Depends on the offense.
It depends on location.
Typically employers have an obligation to pay for return travel if it’s an expense they would have incurred should you had stayed employed. So if they are going to fly you somewhere and back, and fired you while there they’d still pay for the return flight.
If you are a roady traveling with a band, they weren’t flying you home either way so you best try your luck hitchhiking.
It’s generally good policy to make sure former employees can get home, because bitter employees are likely to sue as a result of being stranded. There is a good chance they’ll win if it turns out you’re just being an asshole.

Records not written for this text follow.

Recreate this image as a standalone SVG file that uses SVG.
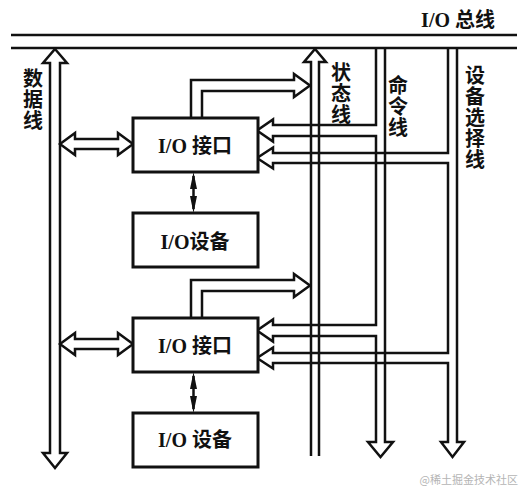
<svg xmlns="http://www.w3.org/2000/svg" width="526" height="489" viewBox="0 0 526 489">
<style>
.ln{fill:none;stroke:#111;stroke-width:2.5;stroke-linejoin:miter}
.ar{fill:#fff;stroke:#111;stroke-width:2.5;stroke-linejoin:miter}
.box{fill:#fff;stroke:#111;stroke-width:3}
.t{font-family:"Liberation Serif","Noto Sans CJK SC",serif;font-weight:bold;font-size:20px;fill:#111}
.v{font-family:"Noto Sans CJK SC",sans-serif;font-weight:bold;font-size:20px;fill:#111;writing-mode:vertical-rl;letter-spacing:1px}
.wm{font-family:"Noto Sans CJK SC",sans-serif;font-size:11px;fill:#b5b5b5}
.sa{fill:#111;stroke:none}
</style>
<rect width="526" height="489" fill="#fff"/>
<g id="connectors">
  <!-- I/O bus -->
  <line class="ln" x1="11" y1="35" x2="517" y2="35"/>
  <line class="ln" x1="11" y1="48" x2="517" y2="48"/>
  <!-- data line -->
  <path class="ar" d="M55,49 L67,63 L60,63 L60,453 L67,453 L55,468 L43,453 L50,453 L50,63 L43,63 Z"/>
  <!-- data branches -->
  <path class="ar" d="M60,144 L75,133 L75,139 L118,139 L118,133 L133,144 L118,155 L118,149 L75,149 L75,155 Z"/>
  <path class="ar" d="M60,344 L75,333 L75,339 L118,339 L118,333 L133,344 L118,355 L118,349 L75,349 L75,355 Z"/>
  <!-- status line -->
  <path class="ln" d="M311,456 L311,62 L304,62 L315,49 L326,62 L319,62 L319,456"/>
  <!-- status branches -->
  <path class="ln" d="M191,118 L191,80 L294,80 L294,74 L310,85.5 L294,97 L294,91 L202,91 L202,118"/>
  <path class="ln" d="M191,318 L191,280 L294,280 L294,274 L310,285.5 L294,297 L294,291 L202,291 L202,318"/>
  <!-- command line -->
  <path class="ln" d="M376,48 L376,125 L273,125 L273,119.5 L257,130.5 L273,141.5 L273,136 L376,136 L376,325 L273,325 L273,319.5 L257,330.5 L273,341.5 L273,336 L376,336 L376,442 L368,442 L380.5,457 L393,442 L385,442 L385,48"/>
  <!-- device select line -->
  <path class="ln" d="M448,48 L448,153 L273,153 L273,147.5 L257,158 L273,168.5 L273,163 L448,163 L448,353 L273,353 L273,347.5 L257,358 L273,368.5 L273,363 L448,363 L448,442 L441,442 L452.5,457 L464,442 L457,442 L457,48"/>
  <!-- interface to device -->
  <g>
    <line class="ln" x1="193.5" y1="176" x2="193.5" y2="209"/>
    <path class="sa" d="M193.5,172 L197,189 L190,189 Z M193.5,213 L197,196 L190,196 Z"/>
  </g>
  <g>
    <line class="ln" x1="193.5" y1="376" x2="193.5" y2="409"/>
    <path class="sa" d="M193.5,372 L197,389 L190,389 Z M193.5,413 L197,396 L190,396 Z"/>
  </g>
</g>
<g id="iface1">
  <rect class="box" x="133" y="118" width="125" height="54"/>
  <text class="t" x="195" y="153" text-anchor="middle">I/O 接口</text>
</g>
<g id="dev1">
  <rect class="box" x="133" y="213" width="125" height="54"/>
  <text class="t" x="195" y="249" text-anchor="middle">I/O设备</text>
</g>
<g id="iface2">
  <rect class="box" x="133" y="318" width="125" height="54"/>
  <text class="t" x="195" y="353" text-anchor="middle">I/O 接口</text>
</g>
<g id="dev2">
  <rect class="box" x="133" y="413" width="125" height="54"/>
  <text class="t" x="195" y="447" text-anchor="middle">I/O 设备</text>
</g>
<g id="labels">
  <text class="t" x="495" y="27" text-anchor="end">I/O 总线</text>
  <text class="v" x="33" y="68">数据线</text>
  <text class="v" x="341" y="62">状态线</text>
  <text class="v" x="398" y="75">命令线</text>
  <text class="v" x="475" y="65">设备选择线</text>
  <text class="wm" x="518" y="484" text-anchor="end">@稀土掘金技术社区</text>
</g>
</svg>
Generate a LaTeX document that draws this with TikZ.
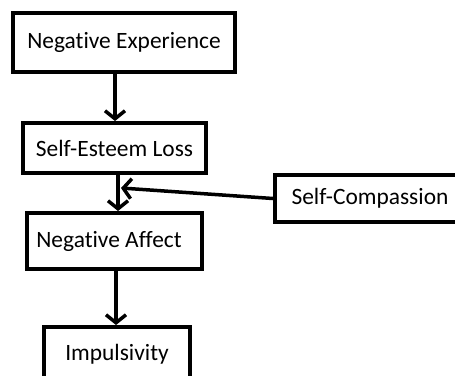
\documentclass[tikz,border=0pt]{standalone}
\usepackage{fontspec}
\setmainfont{Carlito}[Ligatures=NoCommon]
\usetikzlibrary{arrows.meta}
\begin{document}
\begin{tikzpicture}[x=1bp,y=-1bp,
  box/.style={draw,line width=4bp,rectangle,inner sep=0pt,font=\fontsize{23.5}{26}\selectfont},
  arr/.style={line width=3.5bp,-{Straight Barb[length=8bp,width=20bp,line width=3.5bp]}}]
\useasboundingbox (0,0) rectangle (455,375);
\clip (0,0) rectangle (455,375);
\node[box,minimum width=222bp,minimum height=59bp] (ne) at (124,42.5) {Negative Experience};
\node[box,minimum width=183bp,minimum height=50bp] (sel) at (114.5,148) {Self-Esteem Loss};
\node[box,minimum width=175bp,minimum height=56bp] (na) at (114.5,241) {\hspace{-11bp}Negative Affect};
\node[box,minimum width=190bp,minimum height=47bp,anchor=west] (sc) at (273,198.5) {Self-Compassion};
\node[box,minimum width=146bp,minimum height=54bp,anchor=north west] (imp) at (42,325) {Impulsivity};
\coordinate (xa) at (115,0);
\coordinate (xb) at (118,0);
\coordinate (xc) at (116,0);
\coordinate (m) at (121,188);
\draw[arr] (ne.south -| xa) -- (sel.north -| xa);
\draw[arr] (sel.south -| xb) -- (na.north -| xb);
\draw[arr] (na.south -| xc) -- (imp.north -| xc);
\draw[arr] (sc.west) -- (m);
\end{tikzpicture}
\end{document}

Comey did return on a private jet. I read that the tag numbers on the jet correspond with a jet leased by the federal government. It’s likely they paid to fly him home.
I am being told that some football man named Lane Kiffin got stranded at an airport upon being fired from his footballing job.

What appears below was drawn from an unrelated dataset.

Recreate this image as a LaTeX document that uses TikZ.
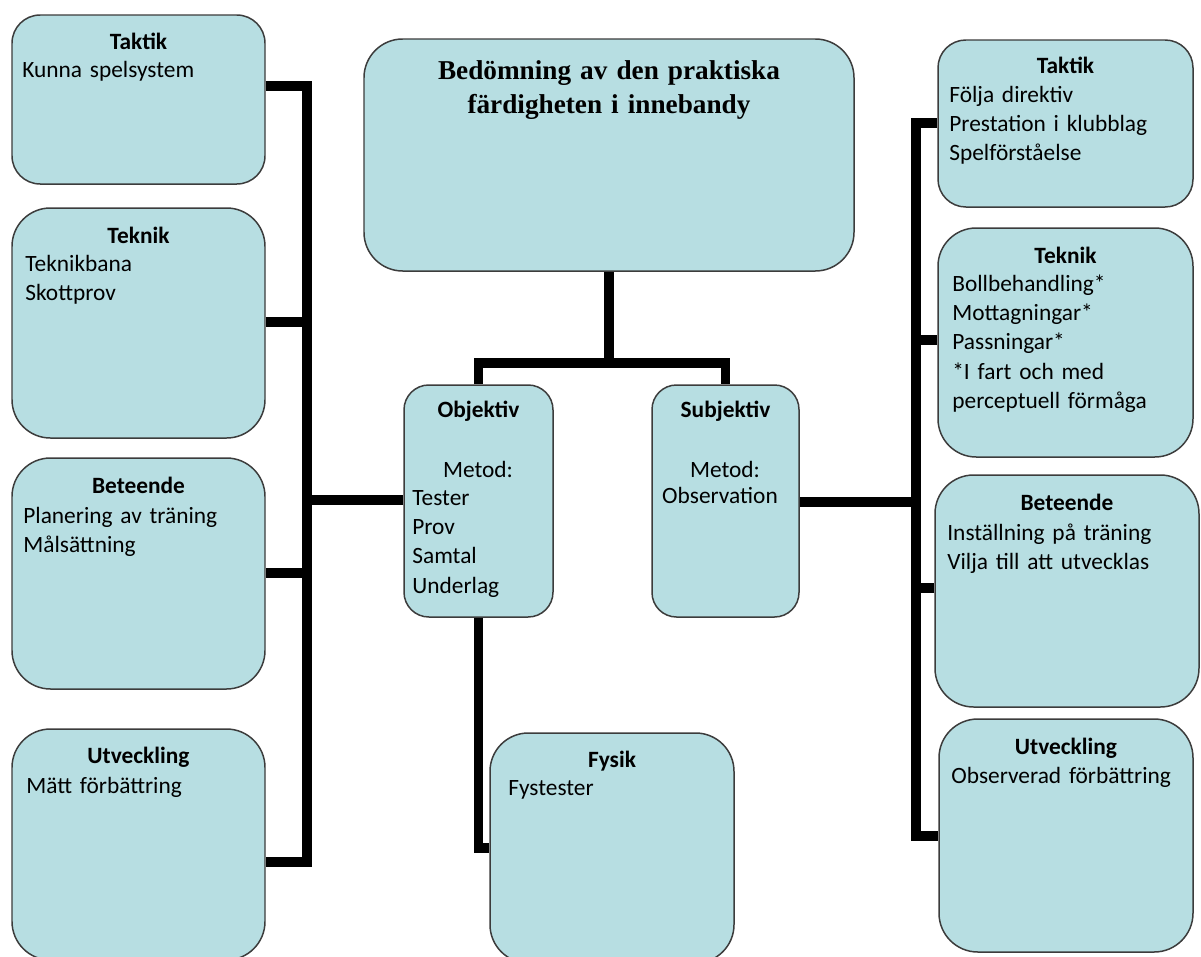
\documentclass[tikz,border=0pt]{standalone}
\usepackage{fontspec}
\setmainfont{Carlito}[WordSpace=0.85]
\newfontfamily\headfont{Liberation Serif}
\usetikzlibrary{calc}
\definecolor{boxfill}{RGB}{183,222,226}
\definecolor{boxline}{RGB}{60,60,60}

\tikzset{
  panel/.style={draw=boxline, line width=0.85pt, fill=boxfill, inner sep=0pt},
  conn/.style={line width=5.2pt, line join=miter, line cap=butt},
  head/.style={inner sep=0pt, anchor=base, font=\fontsize{13.3}{16.7}\selectfont\bfseries},
  body/.style={inner sep=0pt, anchor=base west, align=left, text width=5.2cm,
               font=\fontsize{13.3}{16.7}\selectfont},
  mid/.style={inner sep=0pt, anchor=base, font=\fontsize{13.3}{16.7}\selectfont},
}

% rounded panel: name, left, top, width, height (in px units)
\newcommand\panelbox[5]{%
  \pgfmathsetmacro\rr{0.1667*min(#4,#5)*0.02}%
  \node[panel, minimum width=#4*0.02cm, minimum height=#5*0.02cm,
        rounded corners=\rr cm] (#1) at ({#2+#4/2},{#3+#5/2}) {};}

\begin{document}
\begin{tikzpicture}[x=0.02cm, y=-0.02cm]
\useasboundingbox (0,0) rectangle (1201,957);
\clip (0,0) rectangle (1201,957);
\fill[white] (0,0) rectangle (1201,957);

% left column
\panelbox{lta}{12}{15}{253}{169}
\panelbox{lte}{12}{208}{253}{230}
\panelbox{lbe}{12}{458}{253}{231}
\panelbox{lut}{12}{729}{253}{231}
% centre
\panelbox{top}{364}{39}{490}{232}
\panelbox{obj}{404}{385}{149}{232}
\panelbox{sub}{652}{385}{147}{232}
\panelbox{fys}{490}{733}{244}{230}
% right column
\panelbox{rta}{938}{40}{255}{167}
\panelbox{rte}{938}{228}{255}{229}
\panelbox{rbe}{935}{475}{264}{232}
\panelbox{rut}{939}{719}{254}{233}

% bus junctions
\coordinate (lbA) at (307,86);
\coordinate (lbB) at (307,322);
\coordinate (lbC) at (307,573);
\coordinate (lbD) at (307,862);
\coordinate (lbM) at (307,500);
\coordinate (rbA) at (916,123);
\coordinate (rbB) at (916,340);
\coordinate (rbC) at (916,588);
\coordinate (rbD) at (916,836);
\coordinate (rbM) at (916,502);
\coordinate (tsplit) at (609,363);
\coordinate (fk) at (0,848);

% connectors
\draw[conn] (lta.east |- lbA) -- (lbA) -- (lbD) -- (lut.east |- lbD);
\draw[conn] (lte.east |- lbB) -- (lbB);
\draw[conn] (lbe.east |- lbC) -- (lbC);
\draw[conn] (obj.west |- lbM) -- (lbM);
\draw[conn] (rta.west |- rbA) -- (rbA) -- (rbD) -- (rut.west |- rbD);
\draw[conn] (rte.west |- rbB) -- (rbB);
\draw[conn] (rbe.west |- rbC) -- (rbC);
\draw[conn] (sub.east |- rbM) -- (rbM);
\draw[conn] (top.south) -- (tsplit);
\draw[conn] (obj.north) |- (tsplit) -| (sub.north);
\draw[conn] (obj.south) |- (fys.west |- fk);

% texts
\node[inner sep=0pt, anchor=base, text width=9cm, align=center,
      font=\fontsize{15.5}{19.4}\selectfont\headfont\bfseries] (topH) at (609,79)
      {Bedömning av den praktiska\\ färdigheten i innebandy};

\node[head] (ltaH) at (138.5,49) {Taktik};
\node[body] (ltaB) at (22,77) {Kunna spelsystem};
\node[head] (lteH) at (138.5,243) {Teknik};
\node[body] (lteB) at (25,271) {Teknikbana\\Skottprov};
\node[head] (lbeH) at (138.5,493) {Beteende};
\node[body] (lbeB) at (23,523) {Planering av träning\\Målsättning};
\node[head] (lutH) at (138.5,763) {Utveckling};
\node[body] (lutB) at (26,793) {Mätt förbättring};

\node[head] (objH) at (478.5,417) {Objektiv};
\node[mid] (objM) at (478,477) {Metod:};
\node[body] (objB) at (412,505) {Tester\\Prov\\Samtal\\Underlag};
\node[head] (subH) at (725.5,417) {Subjektiv};
\node[mid] (subM) at (725,477) {Metod:};
\node[mid] (subB) at (720,503) {Observation};
\node[head] (fysH) at (612,767) {Fysik};
\node[body] (fysB) at (508,795) {Fystester};

\node[head] (rtaH) at (1065.5,73) {Taktik};
\node[body] (rtaB) at (949,102) {Följa direktiv\\Prestation i klubblag\\Spelförståelse};
\node[head] (rteH) at (1065.5,263) {Teknik};
\node[body] (rteB) at (952,291) {Bollbehandling*\\Mottagningar*\\Passningar*\\\relax*I fart och med\\perceptuell förmåga};
\node[head] (rbeH) at (1067,510) {Beteende};
\node[body] (rbeB) at (947,540) {Inställning på träning\\Vilja till att utvecklas};
\node[head] (rutH) at (1066,754) {Utveckling};
\node[body] (rutB) at (951,783) {Observerad förbättring};
\end{tikzpicture}
\end{document}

this year a NHL team fired their coach right after a road game (which his team lost). The team flew on to their next game on the road and he took a cab back to a local hotel. He flew home the next day and they paid for his flight home as well as the hotel charge.
I had a disagreement with an employee 10 years ago while on a business trip in Chicago and I ended the conversation by telling him to do whatever he wants, but it’s a long walk back to Boston. In hindsight it probably wasn’t the best way to handle the situation, but in my defense I would have called HR before doing anything official.
Missed the edit window, but I checked it out later and we would have reimbursed him for his return trip.
More correctly I’m assuming the director of the FBI doesn’t travel alone, he would have had assistants and deputies who were still employed by the FBI and still needed to go back to Washington. So the jet was going back to Washington anyway, they didn’t pay anything extra for Comey to be on there.